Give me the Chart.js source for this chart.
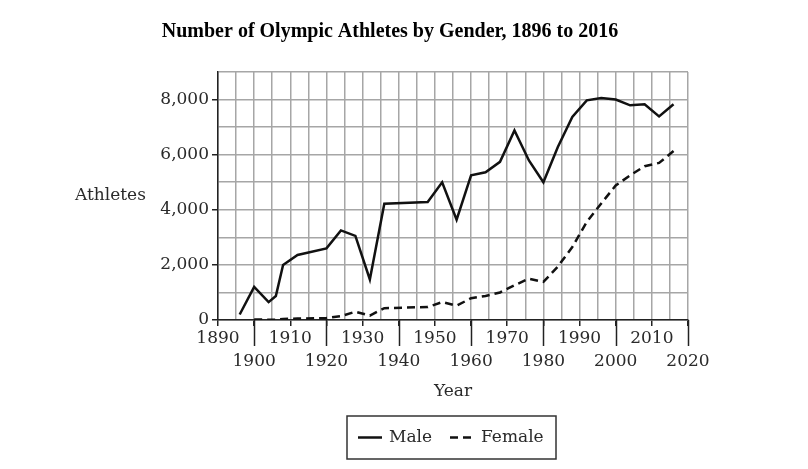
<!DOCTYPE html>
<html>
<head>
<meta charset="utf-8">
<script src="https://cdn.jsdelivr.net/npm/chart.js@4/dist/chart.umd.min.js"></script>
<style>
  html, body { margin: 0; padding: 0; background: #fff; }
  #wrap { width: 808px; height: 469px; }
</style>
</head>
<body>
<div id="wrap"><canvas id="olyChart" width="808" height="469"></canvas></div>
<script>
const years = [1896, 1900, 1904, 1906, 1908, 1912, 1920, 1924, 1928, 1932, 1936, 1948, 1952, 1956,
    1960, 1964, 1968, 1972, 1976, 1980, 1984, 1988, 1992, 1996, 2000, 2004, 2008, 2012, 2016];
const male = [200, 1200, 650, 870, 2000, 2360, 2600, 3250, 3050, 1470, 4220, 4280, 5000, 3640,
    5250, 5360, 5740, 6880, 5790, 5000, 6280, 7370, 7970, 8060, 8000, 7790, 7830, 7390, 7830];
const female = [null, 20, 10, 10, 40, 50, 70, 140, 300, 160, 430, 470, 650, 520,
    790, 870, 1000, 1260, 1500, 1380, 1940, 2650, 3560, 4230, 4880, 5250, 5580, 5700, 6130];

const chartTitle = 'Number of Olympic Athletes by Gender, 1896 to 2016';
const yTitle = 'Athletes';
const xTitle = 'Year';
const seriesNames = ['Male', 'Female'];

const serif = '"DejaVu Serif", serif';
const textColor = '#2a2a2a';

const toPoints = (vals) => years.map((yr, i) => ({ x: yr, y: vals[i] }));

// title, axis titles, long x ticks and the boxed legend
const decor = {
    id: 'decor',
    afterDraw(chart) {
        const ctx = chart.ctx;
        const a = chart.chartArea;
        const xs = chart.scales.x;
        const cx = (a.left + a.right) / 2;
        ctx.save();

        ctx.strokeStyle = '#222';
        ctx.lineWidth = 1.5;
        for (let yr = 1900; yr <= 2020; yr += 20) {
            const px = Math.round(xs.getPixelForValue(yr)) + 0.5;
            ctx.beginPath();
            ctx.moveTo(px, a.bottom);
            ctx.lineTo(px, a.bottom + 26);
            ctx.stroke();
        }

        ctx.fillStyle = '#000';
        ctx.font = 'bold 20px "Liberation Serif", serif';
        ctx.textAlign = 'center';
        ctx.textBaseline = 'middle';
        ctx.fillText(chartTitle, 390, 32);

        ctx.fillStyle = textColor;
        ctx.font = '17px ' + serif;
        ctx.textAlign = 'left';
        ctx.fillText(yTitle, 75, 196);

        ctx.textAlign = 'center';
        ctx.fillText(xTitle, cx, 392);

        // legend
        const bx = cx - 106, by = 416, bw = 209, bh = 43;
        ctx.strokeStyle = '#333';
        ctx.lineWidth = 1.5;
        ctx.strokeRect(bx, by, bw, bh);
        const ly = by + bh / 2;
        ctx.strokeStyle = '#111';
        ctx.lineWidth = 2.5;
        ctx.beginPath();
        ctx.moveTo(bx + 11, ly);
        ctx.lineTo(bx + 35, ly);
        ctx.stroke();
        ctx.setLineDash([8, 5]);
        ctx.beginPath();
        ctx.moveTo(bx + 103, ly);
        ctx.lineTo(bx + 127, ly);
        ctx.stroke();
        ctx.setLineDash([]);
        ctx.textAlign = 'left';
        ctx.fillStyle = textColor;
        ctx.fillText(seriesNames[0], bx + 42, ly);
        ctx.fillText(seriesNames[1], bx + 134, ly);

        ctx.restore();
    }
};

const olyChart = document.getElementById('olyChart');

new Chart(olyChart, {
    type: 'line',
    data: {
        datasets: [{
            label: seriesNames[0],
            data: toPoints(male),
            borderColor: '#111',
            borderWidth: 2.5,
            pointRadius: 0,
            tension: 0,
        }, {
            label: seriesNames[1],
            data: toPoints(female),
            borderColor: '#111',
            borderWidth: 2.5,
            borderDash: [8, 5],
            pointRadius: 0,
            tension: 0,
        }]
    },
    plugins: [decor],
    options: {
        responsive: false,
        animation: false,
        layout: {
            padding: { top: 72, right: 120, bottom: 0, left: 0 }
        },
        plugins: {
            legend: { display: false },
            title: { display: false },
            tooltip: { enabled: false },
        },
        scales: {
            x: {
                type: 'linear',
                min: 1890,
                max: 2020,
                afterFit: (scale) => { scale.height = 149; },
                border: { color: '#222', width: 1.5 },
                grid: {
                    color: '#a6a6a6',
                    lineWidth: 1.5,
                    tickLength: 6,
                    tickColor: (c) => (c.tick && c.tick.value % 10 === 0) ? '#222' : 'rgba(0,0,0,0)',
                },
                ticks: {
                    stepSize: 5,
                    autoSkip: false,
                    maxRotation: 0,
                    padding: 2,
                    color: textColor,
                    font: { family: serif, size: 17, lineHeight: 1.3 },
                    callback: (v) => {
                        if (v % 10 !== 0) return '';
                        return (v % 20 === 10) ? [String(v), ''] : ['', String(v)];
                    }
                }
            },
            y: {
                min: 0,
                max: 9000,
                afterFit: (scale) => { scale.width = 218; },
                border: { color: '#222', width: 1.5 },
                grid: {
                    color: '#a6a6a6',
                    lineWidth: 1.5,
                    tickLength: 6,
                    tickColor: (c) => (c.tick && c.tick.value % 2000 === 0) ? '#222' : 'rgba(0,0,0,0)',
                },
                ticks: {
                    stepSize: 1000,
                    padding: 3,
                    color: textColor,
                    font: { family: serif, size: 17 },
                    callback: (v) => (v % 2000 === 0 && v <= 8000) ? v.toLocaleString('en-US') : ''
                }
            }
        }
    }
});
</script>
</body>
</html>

━━━━━━━━━━

Leave out the pictures and restate, word for word, the lines from the top of the data through the line containing "ctx.fillText(yTitle, 75, 196);", both included.

Give me the Chart.js source for this chart.
<!DOCTYPE html>
<html>
<head>
<meta charset="utf-8">
<script src="https://cdn.jsdelivr.net/npm/chart.js@4/dist/chart.umd.min.js"></script>
<style>
  html, body { margin: 0; padding: 0; background: #fff; }
  #wrap { width: 808px; height: 469px; }
</style>
</head>
<body>
<div id="wrap"><canvas id="olyChart" width="808" height="469"></canvas></div>
<script>
const years = [1896, 1900, 1904, 1906, 1908, 1912, 1920, 1924, 1928, 1932, 1936, 1948, 1952, 1956,
    1960, 1964, 1968, 1972, 1976, 1980, 1984, 1988, 1992, 1996, 2000, 2004, 2008, 2012, 2016];
const male = [200, 1200, 650, 870, 2000, 2360, 2600, 3250, 3050, 1470, 4220, 4280, 5000, 3640,
    5250, 5360, 5740, 6880, 5790, 5000, 6280, 7370, 7970, 8060, 8000, 7790, 7830, 7390, 7830];
const female = [null, 20, 10, 10, 40, 50, 70, 140, 300, 160, 430, 470, 650, 520,
    790, 870, 1000, 1260, 1500, 1380, 1940, 2650, 3560, 4230, 4880, 5250, 5580, 5700, 6130];

const chartTitle = 'Number of Olympic Athletes by Gender, 1896 to 2016';
const yTitle = 'Athletes';
const xTitle = 'Year';
const seriesNames = ['Male', 'Female'];

const serif = '"DejaVu Serif", serif';
const textColor = '#2a2a2a';

const toPoints = (vals) => years.map((yr, i) => ({ x: yr, y: vals[i] }));

// title, axis titles, long x ticks and the boxed legend
const decor = {
    id: 'decor',
    afterDraw(chart) {
        const ctx = chart.ctx;
        const a = chart.chartArea;
        const xs = chart.scales.x;
        const cx = (a.left + a.right) / 2;
        ctx.save();

        ctx.strokeStyle = '#222';
        ctx.lineWidth = 1.5;
        for (let yr = 1900; yr <= 2020; yr += 20) {
            const px = Math.round(xs.getPixelForValue(yr)) + 0.5;
            ctx.beginPath();
            ctx.moveTo(px, a.bottom);
            ctx.lineTo(px, a.bottom + 26);
            ctx.stroke();
        }

        ctx.fillStyle = '#000';
        ctx.font = 'bold 20px "Liberation Serif", serif';
        ctx.textAlign = 'center';
        ctx.textBaseline = 'middle';
        ctx.fillText(chartTitle, 390, 32);

        ctx.fillStyle = textColor;
        ctx.font = '17px ' + serif;
        ctx.textAlign = 'left';
        ctx.fillText(yTitle, 75, 196);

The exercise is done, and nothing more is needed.